To finesse this combination, Fémina received help from two wildly different collaborators: English producer Quantic, known equally for his expertise with cumbia and soul sounds, and Iggy Pop, founding father of the punk rock movement. These opposing forces arrive at a middle ground with Fémina, which incorporates each of them into Perlas & Conchas’ smooth revolution. Quantic softens their folk edges using lo-fi guitars and looped percussive beats – when members dip into their rap verses, the instrumentation lends them an East Coast air. Meanwhile, Iggy’s rebellious mentality plays into the album’s feelings of discontent and independence.

Because of the various elements at play here, Perlas & Conchas sounds novel at certain points and familiar at others. The aforementioned R&B and hip-hop moments of “Perlas” and “Palpita y Goza” tap into ’90s nostalgia at its finest. “Treparme” and “Plumas,” both tracks thumping with UK-dance flourishes, are tempered by Fémina’s soothing vocals for a simultaneously fretted and collected track. As far as novelty goes, the culmination of lite bass drops, opera and Iggy Pop’s deep, aged voice on “Resist” showcases Fémina’s commitment to, and talent for, crafting a unique sound.

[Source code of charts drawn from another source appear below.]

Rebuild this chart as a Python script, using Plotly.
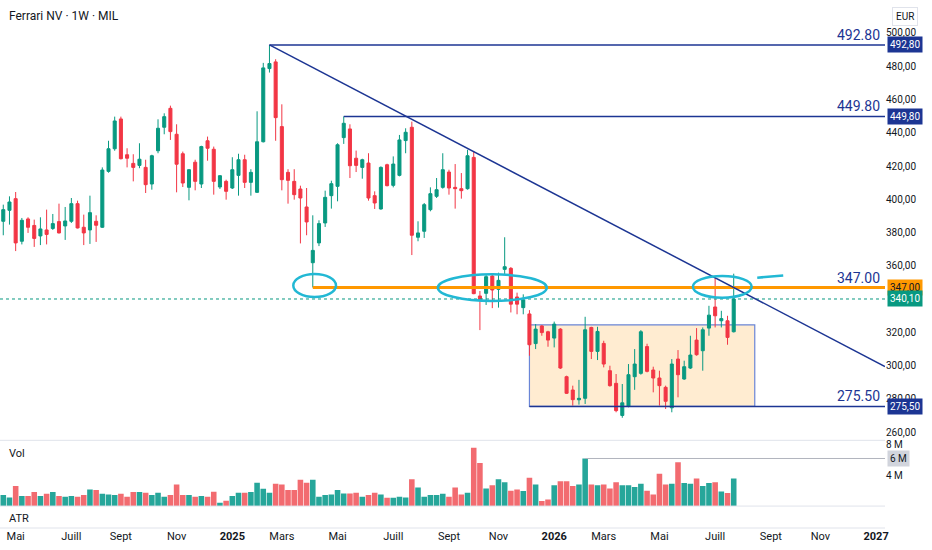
import pandas as pd
import plotly.graph_objects as go
from plotly.subplots import make_subplots

# weekly candles, first bar = week of 2024-04-15
first_week = '2024-04-15'
opens = [386.8, 393.4, 400.4, 374.8, 388.2, 384.3, 378.0, 381.6, 382.5, 386.6,
         384.0, 386.8, 397.4, 383.2, 381.6, 386.8, 383.2, 416.8, 430.4, 448.3,
         426.8, 421.6, 420.4, 419.2, 409.2, 429.2, 443.3, 454.7, 439.1, 427.4,
         407.2, 422.3, 409.2, 435.2, 430.1, 407.4, 410.8, 406.8, 414.4, 423.8,
         410.2, 404.2, 434.6, 478.6, 482.6, 443.7, 416.2, 410.8, 406.2, 395.4,
         361.9, 373.8, 385.8, 402.2, 407.8, 437.1, 442.3, 424.7, 419.2, 421.8,
         402.2, 394.2, 420.8, 408.4, 414.4, 435.3, 443.3, 377.2, 380.8, 393.8,
         401.8, 407.2, 416.4, 407.2, 406.4, 406.4, 425.2, 341.9, 343.5, 353.9,
         345.9, 357.9, 358.5, 341.3, 334.9, 331.1, 313.3, 323.9, 320.4, 316.6,
         322.0, 293.4, 285.4, 279.5, 280.4, 323.0, 308.6, 313.4, 297.0, 289.4,
         270.1, 275.5, 293.4, 295.4, 311.5, 297.4, 292.6, 287.0, 274.7, 304.0,
         292.0, 298.6, 315.4, 309.0, 322.6, 335.3, 327.0, 327.0, 320.4]
highs = [396.8, 401.8, 404.4, 388.8, 389.2, 387.8, 389.2, 393.8, 391.2, 397.4,
         395.4, 400.8, 399.2, 390.8, 402.2, 390.4, 419.2, 435.2, 449.7, 449.7,
         430.7, 427.1, 433.7, 423.8, 426.8, 448.1, 451.7, 456.3, 445.1, 428.7,
         418.1, 423.8, 432.2, 437.7, 431.7, 414.5, 411.8, 425.3, 427.4, 426.8,
         418.1, 452.9, 482.0, 492.8, 484.2, 457.1, 418.1, 418.1, 408.2, 406.8,
         390.4, 387.4, 405.2, 411.2, 433.7, 449.8, 445.1, 429.3, 424.4, 427.7,
         404.8, 419.8, 421.4, 425.8, 438.7, 442.7, 446.7, 386.8, 397.8, 407.2,
         412.8, 427.7, 417.8, 421.2, 415.8, 429.8, 428.7, 344.9, 355.0, 355.0,
         355.9, 377.2, 359.3, 343.9, 342.9, 333.4, 325.0, 324.4, 321.0, 326.5,
         322.6, 294.0, 288.0, 291.5, 329.4, 323.4, 323.4, 315.0, 300.0, 295.0,
         289.0, 301.0, 310.0, 321.4, 313.2, 299.4, 297.0, 288.0, 304.0, 309.4,
         303.0, 318.0, 322.6, 323.0, 336.0, 352.9, 333.0, 330.0, 355.3]
lows = [378.4, 384.8, 368.9, 372.9, 379.8, 371.4, 372.5, 372.9, 381.6, 379.5,
        375.6, 385.8, 382.5, 372.5, 373.2, 374.4, 382.8, 416.0, 429.2, 424.0,
        419.2, 410.8, 418.7, 403.8, 405.8, 427.7, 439.1, 435.7, 404.2, 407.4,
        399.4, 405.4, 406.8, 423.2, 402.8, 406.2, 399.8, 406.2, 402.2, 406.8,
        402.2, 403.8, 434.2, 476.2, 435.2, 405.4, 397.4, 399.8, 373.5, 378.4,
        347.0, 371.9, 383.4, 394.4, 398.8, 433.3, 412.8, 416.4, 412.4, 399.2,
        394.2, 393.8, 407.8, 407.2, 413.8, 427.7, 366.5, 374.8, 376.8, 392.8,
        400.8, 406.4, 402.8, 394.4, 400.4, 405.8, 343.0, 321.4, 336.5, 334.6,
        334.9, 355.0, 332.0, 330.9, 330.9, 306.0, 310.0, 318.0, 311.4, 311.0,
        298.0, 283.0, 276.0, 276.6, 277.0, 304.0, 303.4, 299.0, 287.4, 272.0,
        268.7, 275.0, 285.5, 294.6, 296.0, 284.0, 276.0, 274.0, 272.0, 281.0,
        291.5, 298.0, 306.0, 297.0, 318.0, 323.0, 323.0, 312.6, 320.0]
closes = [393.8, 398.4, 373.8, 387.4, 383.2, 376.5, 382.2, 378.9, 385.4, 379.8,
          387.0, 397.4, 382.8, 379.8, 392.0, 384.4, 417.6, 430.4, 447.1, 424.4,
          424.7, 419.2, 424.1, 408.8, 426.2, 442.7, 449.7, 440.7, 421.1, 409.8,
          417.8, 410.8, 431.7, 430.7, 410.8, 414.2, 404.8, 417.8, 423.8, 410.2,
          416.2, 434.6, 479.0, 481.6, 449.1, 411.8, 411.4, 402.8, 400.8, 386.4,
          369.3, 385.4, 401.2, 409.4, 432.8, 445.7, 420.2, 420.4, 423.8, 400.8,
          397.8, 419.2, 408.2, 421.2, 435.7, 440.3, 378.4, 379.8, 396.8, 403.4,
          405.8, 417.8, 406.8, 406.4, 405.2, 426.2, 343.3, 339.5, 353.5, 345.5,
          351.3, 359.5, 337.0, 337.0, 339.5, 312.6, 322.0, 319.9, 315.4, 325.0,
          298.6, 283.4, 279.6, 280.4, 321.6, 308.6, 320.6, 301.0, 288.0, 273.0,
          277.7, 294.6, 301.0, 320.4, 296.6, 292.6, 288.0, 278.6, 301.0, 294.6,
          299.4, 306.4, 306.6, 321.6, 330.4, 330.0, 328.3, 317.0, 340.1]
volume_m = [1.43, 1.13, 2.6, 1.3, 1.3, 1.82, 1.3, 1.6, 1.82, 1.3,
            1.21, 1.3, 1.21, 1.43, 2.16, 2.08, 1.6, 1.52, 1.43, 1.6,
            1.21, 1.82, 1.82, 1.73, 1.43, 1.73, 1.21, 1.43, 2.81, 1.43,
            1.43, 1.21, 1.3, 1.21, 1.86, 0.43, 0.69, 1.3, 1.73, 1.73,
            1.82, 3.03, 2.25, 1.73, 2.9, 2.81, 2.08, 2.08, 3.42, 3.03,
            3.42, 1.21, 1.43, 1.52, 2.08, 1.65, 1.65, 1.73, 1.21, 1.43,
            1.73, 1.52, 1.08, 1.08, 1.21, 1.13, 3.5, 2.42, 1.21, 1.43,
            1.43, 1.6, 1.21, 2.42, 1.52, 1.73, 7.6, 5.6, 2.3, 2.7,
            3.5, 3.1, 2.0, 2.16, 1.95, 3.7, 2.8, 0.65, 0.87, 2.7,
            3.25, 3.25, 2.6, 2.8, 6.2, 2.8, 2.7, 2.8, 2.3, 3.1,
            2.7, 2.7, 2.5, 2.9, 2.0, 1.5, 4.2, 2.8, 2.9, 5.7,
            3.0, 2.9, 3.6, 2.6, 3.0, 3.1, 1.9, 1.7, 3.6]

# drawn levels
top_level = 492.80
mid_level = 449.80
support_level = 347.00
low_level = 275.50
last_price = 340.10
box_top = 324.6
trend_end = 299.5
vol_ray = 6.2

month_names = {3: 'Mars', 5: 'Mai', 7: 'Juill', 9: 'Sept', 11: 'Nov'}

GREEN = '#089981'
RED = '#f23645'
NAVY = '#1c3593'
CYAN = '#22b8d4'
TXT = '#131722'

start = pd.Timestamp(first_week)
dates = pd.date_range(start, periods=len(closes), freq='7D')


def at(i):
    # date of (fractional, 1-based) bar position
    return (start + pd.Timedelta(weeks=i - 1)).strftime('%Y-%m-%d %H:%M')


x_left, x_right = at(0.47), at(143.44)

fig = make_subplots(rows=3, cols=1, shared_xaxes=True, vertical_spacing=0)

fig.add_trace(go.Candlestick(
    x=dates, open=opens, high=highs, low=lows, close=closes,
    increasing=dict(line=dict(color=GREEN, width=1), fillcolor=GREEN),
    decreasing=dict(line=dict(color=RED, width=1), fillcolor=RED),
    whiskerwidth=0, showlegend=False, hoverinfo='skip'), row=1, col=1)

vol_colors = ['#26a69a' if c >= o else '#f26b70' for o, c in zip(opens, closes)]
fig.add_trace(go.Bar(x=dates, y=volume_m, marker_color=vol_colors,
                     marker_line_width=0, showlegend=False, hoverinfo='skip'),
              row=2, col=1)
fig.add_trace(go.Scatter(x=[x_left, x_right], y=[0, 0], mode='lines',
                         line=dict(width=0), showlegend=False, hoverinfo='skip'),
              row=3, col=1)

# tick positions: Monday of the week holding each month start
tickvals, ticktext = [], []
for m in pd.date_range('2024-05-01', '2027-01-01', freq='2MS'):
    monday = m - pd.Timedelta(days=m.weekday())
    tickvals.append(monday)
    ticktext.append(f'<b>{m.year}</b>' if m.month == 1 else month_names[m.month])

shapes = []
# horizontal rays
for lvl, i0, col, w in [(top_level, 44, NAVY, 1.5), (mid_level, 56, NAVY, 1.5),
                        (low_level, 86, NAVY, 1.5), (support_level, 51, '#ff9800', 3)]:
    shapes.append(dict(type='line', xref='x', yref='y', x0=at(i0), x1=x_right,
                       y0=lvl, y1=lvl, line=dict(color=col, width=w)))
# last price dotted
shapes.append(dict(type='line', xref='x', yref='y', x0=x_left, x1=x_right,
                   y0=last_price, y1=last_price,
                   line=dict(color=GREEN, width=1, dash='dot')))
# trend line
shapes.append(dict(type='line', xref='x', yref='y', x0=at(44), x1=x_right,
                   y0=top_level, y1=trend_end, line=dict(color=NAVY, width=1.5)))
# range box
shapes.append(dict(type='rect', xref='x', yref='y', x0=at(86), x1=at(122.4),
                   y0=low_level, y1=box_top, fillcolor='rgba(255,152,0,0.18)',
                   line=dict(color='#6a85d6', width=1.2), layer='below'))
# hand drawn circles
for a, b, lo, hi in [(47.85, 54.75, 341.3, 355.1), (71.2, 88.8, 338.9, 354.9),
                     (112.4, 121.9, 340.9, 353.9)]:
    shapes.append(dict(type='circle', xref='x', yref='y', x0=at(a), x1=at(b),
                       y0=lo, y1=hi, line=dict(color=CYAN, width=2.5)))
shapes.append(dict(type='line', xref='x', yref='y', x0=at(122.8), x1=at(127),
                   y0=352.9, y1=354.2, line=dict(color=CYAN, width=2.5)))
# volume ray
shapes.append(dict(type='line', xref='x2', yref='y2', x0=at(95), x1=x_right,
                   y0=vol_ray, y1=vol_ray, line=dict(color='#b2b5be', width=1)))
# pane separators
for yp in [0.1667, 0.0417, 0.0]:
    shapes.append(dict(type='line', xref='paper', yref='paper', x0=0, x1=1,
                       y0=yp, y1=yp, line=dict(color='#e0e3eb', width=1)))

annotations = [
    dict(text='Ferrari NV · 1W · MIL', xref='paper', yref='paper', x=0, y=1,
         xshift=7, yshift=-5, xanchor='left', yanchor='top', showarrow=False,
         font=dict(size=12, color=TXT)),
    dict(text='Vol', xref='paper', yref='paper', x=0, y=0.1648, xshift=7,
         yshift=-4, xanchor='left', yanchor='top', showarrow=False,
         font=dict(size=11, color=TXT)),
    dict(text='ATR', xref='paper', yref='paper', x=0, y=0.0417, xshift=7,
         yshift=-4, xanchor='left', yanchor='top', showarrow=False,
         font=dict(size=11, color=TXT)),
    dict(text='EUR', xref='paper', yref='paper', x=1, y=1, xshift=7, yshift=-5,
         xanchor='left', yanchor='top', showarrow=False, bgcolor='white',
         bordercolor='#e0e3eb', borderwidth=1, borderpad=3,
         font=dict(size=10, color=TXT)),
]
for lvl in [top_level, mid_level, support_level, low_level]:
    annotations.append(dict(text=f'{lvl:.2f}', xref='x', yref='y', x=x_right,
                            y=lvl, xanchor='right', yanchor='bottom', xshift=-3,
                            yshift=0, showarrow=False,
                            font=dict(size=14, color=NAVY)))
for lvl, bg, fg in [(top_level, NAVY, 'white'), (mid_level, NAVY, 'white'),
                    (support_level, '#ff9800', TXT), (last_price, GREEN, 'white'),
                    (low_level, NAVY, 'white')]:
    annotations.append(dict(text=f'{lvl:.2f}'.replace('.', ','), xref='paper',
                            yref='y', x=1, y=lvl, xanchor='left', xshift=2,
                            showarrow=False, bgcolor=bg, borderpad=2,
                            font=dict(size=10, color=fg)))
annotations.append(dict(text='6 M', xref='paper', yref='y2', x=1, y=vol_ray,
                        xanchor='left', xshift=2, showarrow=False,
                        bgcolor='#d1d4dc', borderpad=2,
                        font=dict(size=10, color=TXT)))

price_ticks = [v for v in range(260, 501, 20) if v != 340]

fig.update_layout(
    width=932, height=550, margin=dict(l=0, r=47, t=0, b=22),
    paper_bgcolor='white', plot_bgcolor='white',
    font=dict(family='Roboto, sans-serif', color=TXT),
    shapes=shapes, annotations=annotations, bargap=0.1, hovermode=False,
    yaxis=dict(domain=[0.17, 1.0], range=[256.2, 518.6], side='right',
               tickvals=price_ticks,
               ticktext=[f'{v},00' for v in price_ticks],
               showgrid=False, zeroline=False, tickfont=dict(size=10)),
    yaxis2=dict(domain=[0.0417, 0.1648], range=[0, 8.44], side='right',
                tickvals=[4, 8], ticktext=['4 M', '8 M'], showgrid=False,
                zeroline=False, tickfont=dict(size=10)),
    yaxis3=dict(domain=[0, 0.0417], range=[0, 1], showticklabels=False,
                showgrid=False, zeroline=False),
)
fig.update_xaxes(range=[x_left, x_right], showgrid=False, zeroline=False,
                 rangeslider_visible=False, showticklabels=False)
fig.update_xaxes(showticklabels=True, tickvals=tickvals, ticktext=ticktext,
                 tickfont=dict(size=11, color=TXT), row=3, col=1)

# drop the default page margin so the chart sits at the window corner
fig.write_html('out.html', config={'displayModeBar': False},
               post_script="document.body.style.margin='0';")
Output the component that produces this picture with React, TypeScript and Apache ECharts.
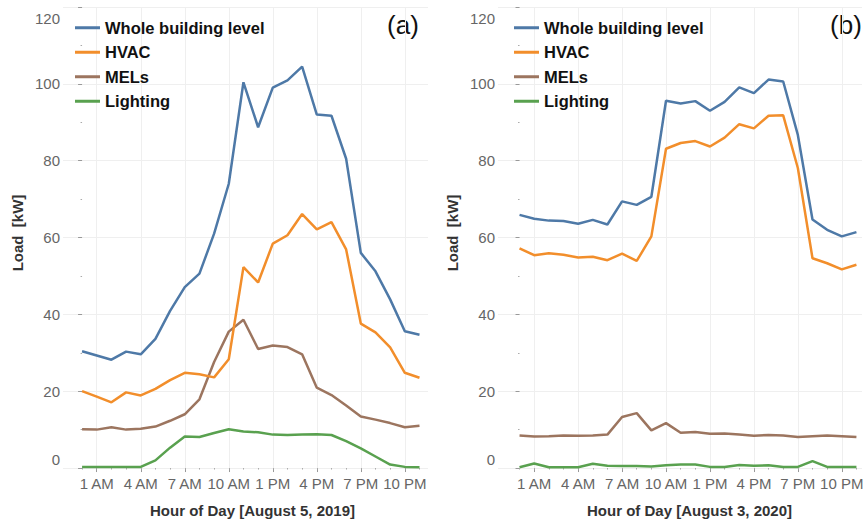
import React, { useEffect, useRef } from "react";
import * as echarts from "echarts";

const hours = [0, 1, 2, 3, 4, 5, 6, 7, 8, 9, 10, 11, 12, 13, 14, 15, 16, 17, 18, 19, 20, 21, 22, 23];
const xTickHours = [1, 4, 7, 10, 13, 16, 19, 22];
const xTickLabels = ["1 AM", "4 AM", "7 AM", "10 AM", "1 PM", "4 PM", "7 PM", "10 PM"];
const yTicks = [0, 20, 40, 60, 80, 100, 120];
const yMinorTicks = [10, 30, 50, 70, 90, 110];

const seriesNames = ["Whole building level", "HVAC", "MELs", "Lighting"];
const colors = ["#4e79a7", "#f28e2b", "#9c755f", "#59a14f"];

// (a) August 5, 2019
const wholeA = [30.4, 29.3, 28.2, 30.3, 29.6, 33.6, 40.9, 47.1, 50.6, 61.0, 74.0, 100.4, 88.7, 99.0, 100.9, 104.5, 92.0, 91.7, 80.5, 56.0, 51.2, 43.9, 35.6, 34.7];
const hvacA = [20.0, 18.6, 17.1, 19.7, 18.9, 20.6, 22.9, 24.8, 24.4, 23.6, 28.3, 52.3, 48.3, 58.4, 60.6, 66.1, 62.1, 64.0, 56.9, 37.6, 35.3, 31.4, 24.8, 23.5];
const melsA = [10.1, 10.0, 10.6, 10.0, 10.2, 10.8, 12.3, 14.0, 17.9, 27.6, 35.5, 38.6, 31.0, 31.9, 31.5, 29.6, 20.9, 19.0, 16.3, 13.4, 12.6, 11.7, 10.6, 11.0];
const lightA = [0.3, 0.3, 0.3, 0.3, 0.3, 2.0, 5.3, 8.2, 8.1, 9.1, 10.1, 9.5, 9.3, 8.7, 8.6, 8.7, 8.8, 8.6, 7.0, 5.1, 3.0, 0.9, 0.3, 0.2];

// (b) August 3, 2020
const wholeB = [65.9, 64.9, 64.4, 64.3, 63.6, 64.6, 63.4, 69.4, 68.5, 70.6, 95.6, 94.9, 95.5, 93.0, 95.3, 99.1, 97.6, 101.1, 100.6, 86.7, 64.7, 62.0, 60.3, 61.4];
const hvacB = [57.2, 55.4, 55.9, 55.5, 54.8, 55.0, 54.1, 55.8, 53.9, 60.3, 83.1, 84.6, 85.1, 83.7, 86.0, 89.5, 88.4, 91.7, 91.8, 78.1, 54.6, 53.3, 51.7, 52.9];
const melsB = [8.5, 8.2, 8.3, 8.5, 8.4, 8.5, 8.7, 13.3, 14.3, 9.8, 11.7, 9.2, 9.4, 8.9, 9.0, 8.7, 8.4, 8.6, 8.5, 8.1, 8.3, 8.5, 8.3, 8.1];
const lightB = [0.2, 1.2, 0.2, 0.2, 0.2, 1.1, 0.6, 0.5, 0.5, 0.4, 0.7, 0.9, 0.9, 0.3, 0.3, 0.8, 0.6, 0.7, 0.3, 0.3, 1.8, 0.3, 0.3, 0.3];

const xNames = ["Hour of Day [August 5, 2019]", "Hour of Day [August 3, 2020]"];
const panelTitles = ["(a)", "(b)"];

const FONT = "'Liberation Sans', Arial, Helvetica, sans-serif";

export default function App() {
  const ref = useRef<HTMLDivElement>(null);

  useEffect(() => {
    if (!ref.current) return;
    const chart = echarts.init(ref.current, undefined, { renderer: "svg" });

    const hourLabel = (v: number) => {
      const idx = xTickHours.indexOf(Math.round(v));
      return idx >= 0 ? xTickLabels[idx] : "";
    };
    const yLabel = (v: number) => {
      if (v === 0) return "{lo|0}";
      if (v === 120) return "{hi|120}";
      return String(v);
    };

    const grids = [
      { left: 63, top: 7, width: 365, height: 468 },
      { left: 498, top: 7, width: 364, height: 468 },
    ];
    const xRanges = [
      [-1.3, 23.58],
      [-1.47, 23.38],
    ];
    const namePad = [14, 19];

    const xAxes: any[] = [];
    const yAxes: any[] = [];
    [0, 1].forEach((g) => {
      xAxes.push({
        type: "value",
        gridIndex: g,
        min: xRanges[g][0],
        max: xRanges[g][1],
        axisLine: { show: false },
        axisTick: { show: true, customValues: xTickHours, length: 4, lineStyle: { color: "#999" } },
        axisLabel: {
          customValues: xTickHours,
          formatter: hourLabel,
          color: "#666",
          fontSize: 15,
          fontFamily: FONT,
          margin: 7,
        },
        splitLine: { show: true, lineStyle: { color: "#efefef", width: 1 } },
        name: xNames[g],
        nameLocation: "middle",
        nameGap: 34,
        nameTextStyle: {
          color: "#333",
          fontSize: 15,
          fontWeight: "bold",
          fontFamily: FONT,
          padding: [0, 0, 0, namePad[g]],
        },
      });
      xAxes.push({
        type: "value",
        gridIndex: g,
        min: xRanges[g][0],
        max: xRanges[g][1],
        position: "bottom",
        axisLine: { show: false },
        axisTick: { show: true, customValues: hours, length: 1.5, lineStyle: { color: "#aaa" } },
        axisLabel: { show: false },
        splitLine: { show: false },
      });
      yAxes.push({
        type: "value",
        gridIndex: g,
        min: -0.25,
        max: 120,
        axisLine: { show: false },
        axisTick: { show: true, customValues: yTicks, length: 4, lineStyle: { color: "#999" } },
        axisLabel: {
          customValues: yTicks,
          formatter: yLabel,
          color: "#666",
          fontSize: 15,
          fontFamily: FONT,
          margin: 3,
          rich: {
            lo: { color: "#666", fontSize: 15, fontFamily: FONT, padding: [0, 0, 18, 0] },
            hi: { color: "#666", fontSize: 15, fontFamily: FONT, padding: [22, 0, 0, 0] },
          },
        },
        splitLine: { show: true, lineStyle: { color: "#efefef", width: 1 } },
        name: "Load  [kW]",
        nameLocation: "middle",
        nameGap: 38,
        nameTextStyle: {
          color: "#333",
          fontSize: 15,
          fontWeight: "bold",
          fontFamily: FONT,
          padding: [0, 0, 0, 10],
        },
      });
      yAxes.push({
        type: "value",
        gridIndex: g,
        min: -0.25,
        max: 120,
        position: "left",
        axisLine: { show: false },
        axisTick: { show: true, customValues: yMinorTicks, length: 1.5, lineStyle: { color: "#aaa" } },
        axisLabel: { show: false },
        splitLine: { show: false },
      });
    });

    const panels = [
      [wholeA, hvacA, melsA, lightA],
      [wholeB, hvacB, melsB, lightB],
    ];
    const series: any[] = [];
    panels.forEach((vals, g) => {
      vals.forEach((arr, k) => {
        series.push({
          type: "line",
          name: seriesNames[k],
          xAxisIndex: g * 2,
          yAxisIndex: g * 2,
          data: hours.map((h, i) => [h, arr[i]]),
          showSymbol: false,
          symbol: "none",
          lineStyle: { color: colors[k], width: 2.5 },
          itemStyle: { color: colors[k] },
          z: 10 - k,
        });
      });
    });

    const legendBase = {
      orient: "vertical",
      top: 10.5,
      icon: "rect",
      itemWidth: 25,
      itemHeight: 3,
      itemGap: 0,
      selectedMode: false,
      data: seriesNames,
      textStyle: {
        color: "#111",
        fontSize: 16.5,
        fontWeight: "bold",
        fontFamily: FONT,
        lineHeight: 24.5,
        padding: [0, 0, 0, 0],
      },
    };

    chart.setOption({
      animation: false,
      backgroundColor: "#ffffff",
      grid: grids,
      xAxis: xAxes,
      yAxis: yAxes,
      legend: [
        { ...legendBase, left: 70 },
        { ...legendBase, left: 509 },
      ],
      graphic: [
        {
          type: "text",
          x: 403,
          y: 25,
          style: {
            text: panelTitles[0],
            fontSize: 26,
            fontFamily: FONT,
            fill: "#111",
            align: "center",
            verticalAlign: "middle",
          },
        },
        {
          type: "text",
          x: 846,
          y: 25,
          style: {
            text: panelTitles[1],
            fontSize: 26,
            fontFamily: FONT,
            fill: "#111",
            align: "center",
            verticalAlign: "middle",
          },
        },
      ],
      series,
    });

    return () => chart.dispose();
  }, []);

  return (
    <div
      ref={ref}
      style={{ position: "fixed", left: 0, top: 0, width: 867, height: 523, background: "#fff" }}
    />
  );
}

But truly, what separates the album’s songs from others is the trio’s harmonic voices and the ways they slink in and out of these established genres. When singing together, their chants lend gravitas and mystery to these styles. The brisk, simple pace of closer “Somos Lo Que Somos” gains a lovely complement in their three-part harmonies and assured rap delivery. Eventually, the track diminishes to just their voices and an emotive saxophone. “We are what we are” recites the trio, who just a few songs prior say the line “Antes del sueño, el pensamiento es manso” (“Before the dream, the thought is meek”). Perlas & Conchas gives Fémina’s dreams a physical form while also hinting at the possibilities of the ones they haven’t yet dreamt for themselves.